After years of exploring various use cases, crypto's clearest product-market fit is as a new version of the financial system. The success of stablecoins, prediction markets, and decentralized trading platforms demonstrates that financial applications are where crypto currently has the strongest, most undeniable traction.
The 24/7 nature of perpetual futures (“perps”) is attractive to traditional markets for assets like the S&P 500. This shift requires 24/7 settlement infrastructure, making stablecoins essential collateral and creating a massive, non-speculative demand driver for them.
As AI agents become sophisticated, they'll need to pay for services. Traditional banking is too slow and fragmented for them. Crypto, as the internet's native money, provides the instant, global, low-fee rails for AI agents to transact with each other and with web services, creating a major new use case.
The recent explosion of stablecoins wasn't due to a new financial innovation, but the maturation of underlying blockchain infrastructure. Cheaper and faster transactions on Layer 2 solutions and improved Layer 1s finally made large-scale, low-cost payments practical for real-world use.
Widespread adoption of blockchain, particularly stablecoins, has been hindered by a "semi-illegal" regulatory environment in the U.S. (e.g., Operation Chokepoint). Now that this barrier is removed, major financial players are racing to integrate the technology, likely making it common within a year.
For hundreds of millions in developing nations, stablecoins are not an investment vehicle but a capital preservation tool.

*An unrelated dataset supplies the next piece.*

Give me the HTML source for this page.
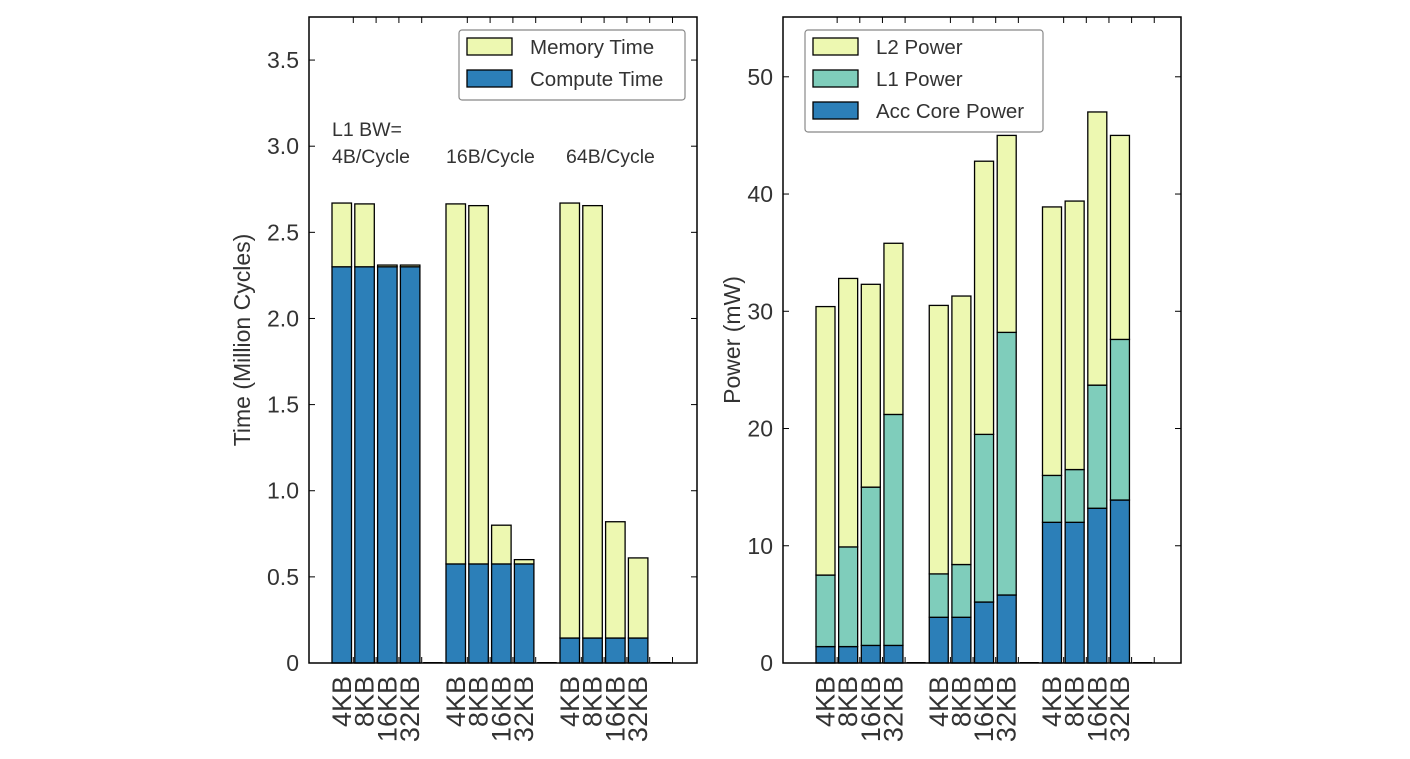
<!DOCTYPE html>
<html><head><meta charset="utf-8"><style>
html,body{margin:0;padding:0;background:#fff;}
svg{display:block;font-family:"Liberation Sans",sans-serif;}
</style></head><body>
<svg id="chart" width="1410" height="759" xmlns="http://www.w3.org/2000/svg"></svg>
<script>
// Left chart data (Million Cycles)
const sizes = ["4KB","8KB","16KB","32KB"];
const bwGroups = ["4B/Cycle","16B/Cycle","64B/Cycle"];
const computeTime = [[2.30,2.30,2.30,2.30],[0.575,0.575,0.575,0.575],[0.145,0.145,0.145,0.145]];
const totalTime = [[2.67,2.665,2.31,2.31],[2.665,2.655,0.80,0.60],[2.67,2.655,0.82,0.61]];
const leftTicks = [0,0.5,1.0,1.5,2.0,2.5,3.0,3.5];
const leftTickLabels = ["0","0.5","1.0","1.5","2.0","2.5","3.0","3.5"];
// Right chart data (mW), cumulative tops
const corePower = [[1.4,1.4,1.5,1.5],[3.9,3.9,5.2,5.8],[12.0,12.0,13.2,13.9]];
const l1Top = [[7.5,9.9,15.0,21.2],[7.6,8.4,19.5,28.2],[16.0,16.5,23.7,27.6]];
const totalPower = [[30.4,32.8,32.3,35.8],[30.5,31.3,42.8,45.0],[38.9,39.4,47.0,45.0]];
const rightTicks = [0,10,20,30,40,50];

const svg = document.getElementById('chart');
const NS = "http://www.w3.org/2000/svg";
function mk(tag, attrs, parent, text){
  const e = document.createElementNS(NS, tag);
  for (const k in attrs) e.setAttribute(k, attrs[k]);
  if (text !== undefined) e.textContent = text;
  (parent||svg).appendChild(e);
  return e;
}
const Y="#edf8b1", T="#7fcdbb", B="#2c7fb8", TXT="#333";

function panel(cfg){
  const g = mk('g',{});
  
  
  const {x0,x1,y0,y1,ymax,firstBar,pitch,bw} = cfg;
  const ys = v => y1 - v/ymax*(y1-y0);
  const slotX = i => firstBar + i*pitch;
  for (let gi=0; gi<3; gi++){
    for (let si=0; si<4; si++){
      const slot = gi*5+si;
      const x = slotX(slot);
      let prev = 0;
      cfg.stacks(gi,si).forEach((st)=>{
        const r = mk('rect',{x:x,y:ys(st.v),width:bw,height:Math.max(0,ys(prev)-ys(st.v)),fill:st.c,stroke:"#000","stroke-width":1.3},g);
        
        
        prev = st.v;
      });
      const lbl = mk('text',{x:0,y:0,"font-size":27,fill:TXT,"text-anchor":"end",transform:`translate(${x+bw/2+9},${y1+13}) rotate(-90)`},g,sizes[si]);
      
      
    }
    mk('line',{x1:slotX(gi*5+4),x2:slotX(gi*5+4)+bw,y1:y1-0.5,y2:y1-0.5,stroke:"#000","stroke-width":1},g);
  }
  const tickSlots=[0,1,2,3,5,6,7,8,10,11,12,13,14];
  tickSlots.forEach(s=>{
    const tx = slotX(s+1)-1.5;
    mk('line',{x1:tx,x2:tx,y1:y1,y2:y1-6,stroke:"#000","stroke-width":1},g);
    mk('line',{x1:tx,x2:tx,y1:y0,y2:y0+6,stroke:"#000","stroke-width":1},g);
  });
  cfg.ticks.forEach((t,i)=>{
    const y = ys(t);
    mk('line',{x1:x0,x2:x0+6,y1:y,y2:y,stroke:"#000","stroke-width":1},g);
    mk('line',{x1:x1,x2:x1-6,y1:y,y2:y,stroke:"#000","stroke-width":1},g);
    const tl = mk('text',{x:x0-10,y:y+8,"font-size":23,fill:TXT,"text-anchor":"end"},g,cfg.tickLabels[i]);
    
    
  });
  const fr = mk('rect',{x:x0,y:y0,width:x1-x0,height:y1-y0,fill:"none",stroke:"#000","stroke-width":1.5},g);
  
  
  const yt = mk('text',{x:0,y:0,"font-size":23,fill:TXT,"text-anchor":"middle",transform:`translate(${cfg.ytx},${(y0+y1)/2}) rotate(-90)`},g,cfg.ytitle);
  
  
  const lg = mk('g',{},g);
  
  
  const L = cfg.legend;
  mk('rect',{x:L.x,y:L.y,width:L.w,height:L.items.length*32+6,rx:3,fill:"#fff",stroke:"#888","stroke-width":1.2},lg);
  L.items.forEach((it,i)=>{
    const yy = L.y+8+i*32;
    const e = mk('g',{},lg);
    
    
    mk('rect',{x:L.x+8,y:yy,width:45,height:17,fill:it.c,stroke:"#000","stroke-width":1.3},e);
    mk('text',{x:L.x+71,y:yy+16,"font-size":20.5,fill:TXT},e,it.n);
  });
  return {g, ys, slotX};
}

const left = panel({name:'time-chart',x0:309,x1:697,y0:17,y1:663,ymax:3.75,firstBar:332,pitch:22.8,bw:19.5,
  ticks:leftTicks,tickLabels:leftTickLabels,ytitle:"Time (Million Cycles)",ytx:250,
  stacks:(g,s)=>[{n:'compute',v:computeTime[g][s],c:B},{n:'memory',v:totalTime[g][s],c:Y}],
  legend:{x:459,y:30,w:226,items:[{n:"Memory Time",c:Y},{n:"Compute Time",c:B}]}});
const ann = [["L1 BW=",332,136],[bwGroups[0],332,163],[bwGroups[1],446,163],[bwGroups[2],566,163]];
ann.forEach(a=>{
  const t = mk('text',{x:a[1],y:a[2],"font-size":19.5,fill:TXT},left.g,a[0]);
  
  
});

panel({name:'power-chart',x0:783,x1:1181,y0:17,y1:663,ymax:55.1,firstBar:816,pitch:22.65,bw:19,
  ticks:rightTicks,tickLabels:rightTicks.map(String),ytitle:"Power (mW)",ytx:740,
  stacks:(g,s)=>[{n:'core',v:corePower[g][s],c:B},{n:'l1',v:l1Top[g][s],c:T},{n:'l2',v:totalPower[g][s],c:Y}],
  legend:{x:805,y:30,w:238,items:[{n:"L2 Power",c:Y},{n:"L1 Power",c:T},{n:"Acc Core Power",c:B}]}});
</script>
</body></html>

Their core value is providing a simple hedge against high-inflation local currencies by pegging to the USD, a use case that far outweighs the desire for interest yield in those markets.
Unlike past crypto cycles characterized by widespread retail hype, the current market's energy comes from institutional adoption. Traditional financial firms are moving beyond pilots and using crypto rails in production. This shift signifies a more mature, robust, and potentially more sustainable phase for the industry.
Western teams often focus on technology, but the highest-volume users of real-world crypto applications like stablecoins and perpetuals are in Asia and Latin America. Their adoption patterns—not theories from New York or Silicon Valley—dictate which solutions ultimately succeed.
Multicoin's central thesis is that crypto's ultimate purpose is creating "Internet Capital Markets"—the ability to trade any asset, from anywhere, 24/7, via any software. This broad vision of permissionless, programmable finance is seen as the most significant long-term impact of blockchain, destined to supersede more niche consumer applications or "Web3" concepts.
Contrary to the popular narrative, the dominant use case for stablecoins in emerging markets is not remittances or savings. Survey data suggests overwhelmingly (88% in one study) that they are used as an entry and exit point for the broader cryptocurrency ecosystem, reframing their role in EM finance.
Kyle Samani has completely abandoned the thesis that crypto's future lies in non-financial consumer dApps (Web3). He now believes the thesis is "just wrong." Instead, crypto's primary role in developed nations will be as invisible financial plumbing, while its main user-facing application is for international users who need access to stablecoins.